It was a good weekend for watching movies.
Dark Command (1940) - Definitely one of John Wayne's best pictures during his Republic years (I admire Stagecoach for what it did but that is much more of an academic admiration). Touches on an interesting side conflict during the Civil War and doesn't yet wallow into the Southern pride that would be more prevelant in the westerns of the later 1940s and early 1950s (where the Southern military was an institution almost completely divorced from slavery).
The Curse of the Golden Flower - Visually, I love the work of Yimou Zhang. Hero and House of Flying Daggers were both wonderful to look at. Unfortunately, the latter was painfully dull and the former would have been but at least had some good fighting in it to pass the time. This one has the same attention to visual gorgeousness but has something of a more coherent story. Not necessarily a compelling story but more coherent. I found it more satisfactory than the other two but if you really liked the other two and the visual satisfaction was enough then you'll probably find this one a lesser effort.
Rocky Balboa - I created a thread for it. Don't you dare mention it hear or iSm will lose his Christmas afterglow on your ass.
Donzoko - Akira Kurosawa's 1957 filming of Gorky's play The Lower Depths. Dreadfully dull (I finished it on Sunday but actually started watching it more than a week earlier). This is mostly because it is essentially a filmed play (there is one interior set and one exterior set) and it relies on visual cues to indicate the class, background, and archetype of the characters. Visual cues that went over my head.
The Jerk - Picked it up really cheap at the last days of the Tower Records clearance sale. Haven't seen it since I was a kid and still enjoyed it, though Steve Martin doesn't hold the same charm he did when I was 12.
Les Bas-fonds - Jean Renoir's 1936 filming of Gorky's play The Lower Depths. This version is much livelier than the Kurosawa version and coming in 30 minutes shorter keeps the energy flowing. The stable of side characters is much diminished as two of the relationships are given a much more central role. The darkness of the Kurosawa version is preferable to this one, particularly in the final conclusion, but this one is a movie rather than a play.
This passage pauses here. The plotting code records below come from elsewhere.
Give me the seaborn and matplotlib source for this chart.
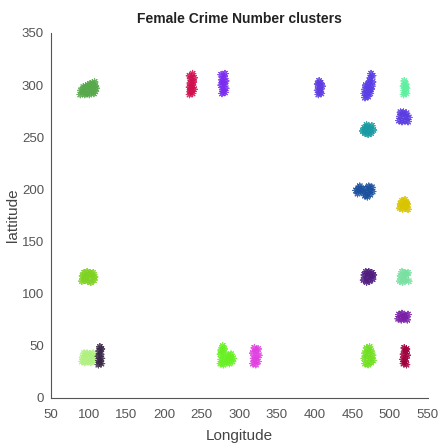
import matplotlib
matplotlib.use("Agg")
import matplotlib.pyplot as plt
import seaborn as sns
import pandas as pd

# Crime locations grouped into clusters (longitude, latitude)
cluster_01 = [(89, 291), (92, 293), (95, 291), (98, 292), (101, 291), (104, 293), (107, 292), (109, 294),
              (90, 295), (94, 296), (97, 295), (100, 297), (103, 296), (106, 298), (109, 299), (96, 299),
              (99, 300), (102, 301), (105, 302), (108, 303), (93, 298), (110, 297)]
cluster_02 = [(234, 291), (238, 292), (236, 295), (240, 296), (234, 298), (238, 300), (235, 302),
              (239, 303), (236, 306), (240, 307), (234, 309), (238, 311), (237, 297), (235, 294)]
cluster_03 = [(277, 292), (281, 293), (278, 296), (282, 297), (276, 300), (280, 301), (282, 304),
              (277, 305), (280, 308), (276, 310), (281, 311), (279, 294), (278, 303)]
cluster_04 = [(405, 291), (409, 292), (404, 295), (408, 296), (406, 298), (410, 299), (404, 301),
              (408, 302), (406, 304), (407, 293)]
cluster_05 = [(467, 288), (471, 289), (466, 292), (470, 293), (474, 292), (467, 296), (471, 297),
              (475, 296), (468, 300), (472, 301), (476, 299), (473, 304), (477, 303), (474, 307),
              (477, 309), (475, 311), (469, 290), (473, 295)]
cluster_06 = [(518, 291), (522, 292), (519, 295), (522, 297), (518, 299), (521, 301), (519, 304),
              (520, 293), (521, 298)]
cluster_07 = [(512, 266), (516, 265), (520, 266), (524, 265), (513, 270), (517, 271), (521, 270),
              (525, 269), (514, 274), (518, 274), (522, 273)]
cluster_08 = [(464, 256), (467, 254), (471, 253), (475, 254), (478, 257), (466, 259), (470, 260),
              (474, 259), (468, 257), (472, 256), (476, 261), (469, 262)]
cluster_09 = [(455, 199), (458, 201), (461, 198), (457, 196), (460, 203), (463, 200), (467, 194),
              (470, 197), (474, 195), (477, 198), (468, 201), (472, 203), (476, 202), (470, 193),
              (465, 197), (473, 199)]
cluster_10 = [(513, 182), (517, 181), (521, 183), (524, 181), (514, 186), (518, 185), (522, 187),
              (516, 189), (520, 190), (523, 186)]
cluster_11 = [(91, 112), (95, 113), (99, 112), (103, 111), (107, 113), (92, 117), (96, 116),
              (100, 118), (104, 117), (108, 116), (94, 120), (98, 121), (102, 120), (106, 120)]
cluster_12 = [(465, 113), (469, 111), (473, 112), (477, 114), (466, 118), (470, 116), (474, 117),
              (478, 118), (468, 121), (472, 121), (476, 120)]
cluster_13 = [(513, 112), (517, 111), (521, 113), (525, 112), (514, 117), (518, 116), (522, 118),
              (524, 120), (516, 121), (520, 120)]
cluster_14 = [(511, 76), (515, 75), (519, 76), (523, 75), (512, 80), (516, 81), (520, 79),
              (524, 80), (518, 78)]
cluster_15 = [(91, 35), (95, 34), (99, 35), (103, 34), (107, 36), (92, 39), (96, 40), (100, 38),
              (104, 40), (108, 39), (94, 43), (98, 43), (102, 42), (106, 43)]
cluster_16 = [(113, 32), (117, 33), (114, 36), (117, 38), (113, 40), (116, 42), (114, 45),
              (117, 47), (115, 49), (115, 35)]
cluster_17 = [(275, 33), (279, 32), (283, 34), (287, 33), (291, 35), (276, 37), (280, 38),
              (284, 37), (288, 39), (292, 38), (275, 42), (279, 43), (285, 41), (289, 42),
              (276, 46), (280, 47), (278, 50)]
cluster_18 = [(318, 33), (322, 32), (325, 35), (319, 38), (323, 39), (326, 41), (318, 43),
              (322, 45), (325, 47), (320, 48), (321, 36)]
cluster_19 = [(467, 33), (471, 32), (475, 34), (478, 36), (466, 38), (470, 39), (474, 38),
              (477, 41), (467, 43), (471, 44), (475, 45), (469, 48), (473, 49)]
cluster_20 = [(518, 33), (522, 32), (517, 37), (521, 38), (523, 41), (518, 42), (521, 45),
              (519, 48), (522, 47), (520, 35)]

clusters = [cluster_01, cluster_02, cluster_03, cluster_04, cluster_05, cluster_06, cluster_07,
            cluster_08, cluster_09, cluster_10, cluster_11, cluster_12, cluster_13, cluster_14,
            cluster_15, cluster_16, cluster_17, cluster_18, cluster_19, cluster_20]

cluster_colors = ["#58a84c", "#d0104f", "#7a2cf0", "#5e3ce2", "#5a3ee6", "#5ef0a0", "#5a3ce0",
                  "#1a9aa2", "#1a509e", "#d8c400", "#7ed222", "#501c80", "#78e0a0", "#7a20a8",
                  "#b0f080", "#3a2848", "#66f020", "#e040e0", "#70e020", "#a0003c"]

x_ticks = [50, 100, 150, 200, 250, 300, 350, 400, 450, 500, 550]
y_ticks = [0, 50, 100, 150, 200, 250, 300, 350]

rows = []
for k, pts in enumerate(clusters):
    for lon, lat in pts:
        rows.append({"Longitude": lon, "lattitude": lat, "cluster": k})
df = pd.DataFrame(rows)

sns.set_style("white")
plt.rcParams["font.family"] = ["Liberation Sans", "DejaVu Sans"]

fig = plt.figure(figsize=(4.39, 4.43), dpi=100)
ax = fig.add_axes([0.116, 0.1016, 0.858, 0.824])

sns.scatterplot(data=df, x="Longitude", y="lattitude", hue="cluster",
                palette=cluster_colors, marker=(8, 2, 0), s=22, linewidth=0.8,
                legend=False, ax=ax, alpha=0.85)

ax.set_xlim(50, 550)
ax.set_ylim(0, 350)
ax.set_xticks(x_ticks)
ax.set_yticks(y_ticks)
ax.tick_params(direction="in", length=3, width=0.7, colors="#555555", labelsize=9.5)
ax.tick_params(axis="x", pad=8)
ax.tick_params(axis="y", pad=5)
for side in ("top", "right"):
    ax.spines[side].set_visible(False)
for side in ("left", "bottom"):
    ax.spines[side].set_color("#555555")
    ax.spines[side].set_linewidth(0.8)

ax.set_xlabel("Longitude", fontsize=11, color="#444444", labelpad=6)
ax.set_ylabel("lattitude", fontsize=11, color="#444444", labelpad=1)
ax.set_title("Female Crime Number clusters", fontsize=10, fontweight="bold",
             color="#222222", pad=7)

fig.savefig("out.png", dpi=100)
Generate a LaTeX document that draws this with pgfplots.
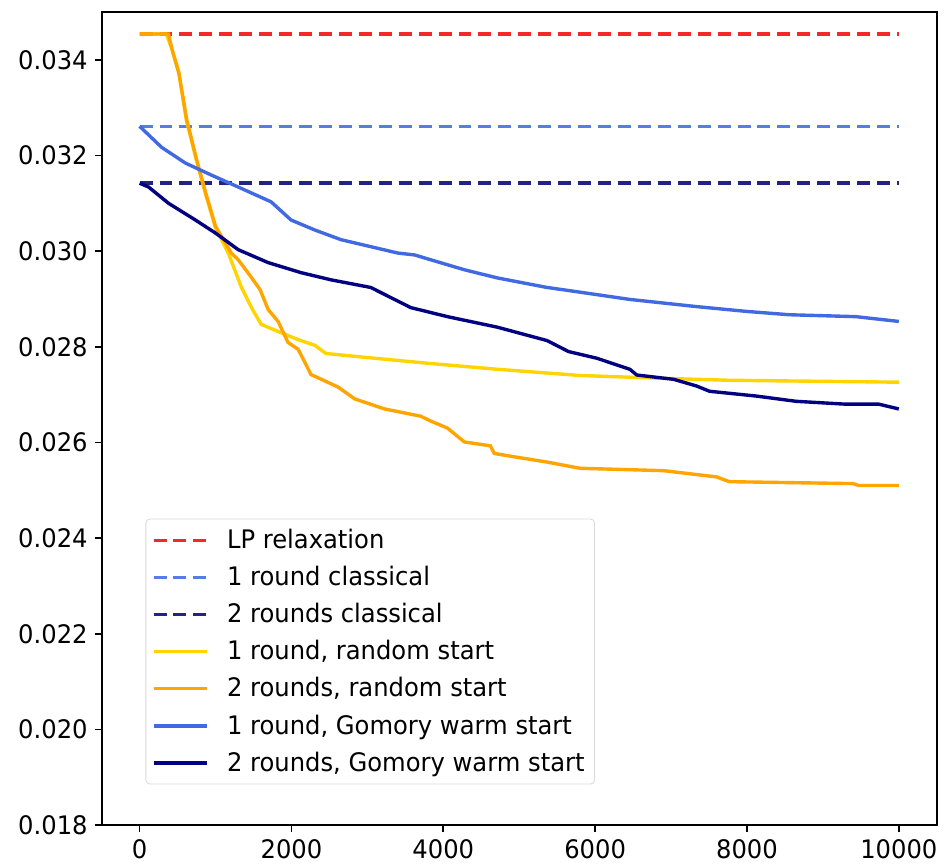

Dreamgirls - In one five minute song performance Jennifer Hudson won herself the Best Supporting Actress Academy Award (though she really is the lead) and she'll deserve every last bit of it. Even though the song isn't eligible for a nomination and therefore wouldn't really fit with the Oscar broadcast's template, if the director is smart he'll get her up there to sing. Wonderful performances all around and while it could have used a bit of trimming at the end (maybe 10 minutes or so) and suffered from having the emotional showstopper in the middle with it downhill from there I strongly recommend this one.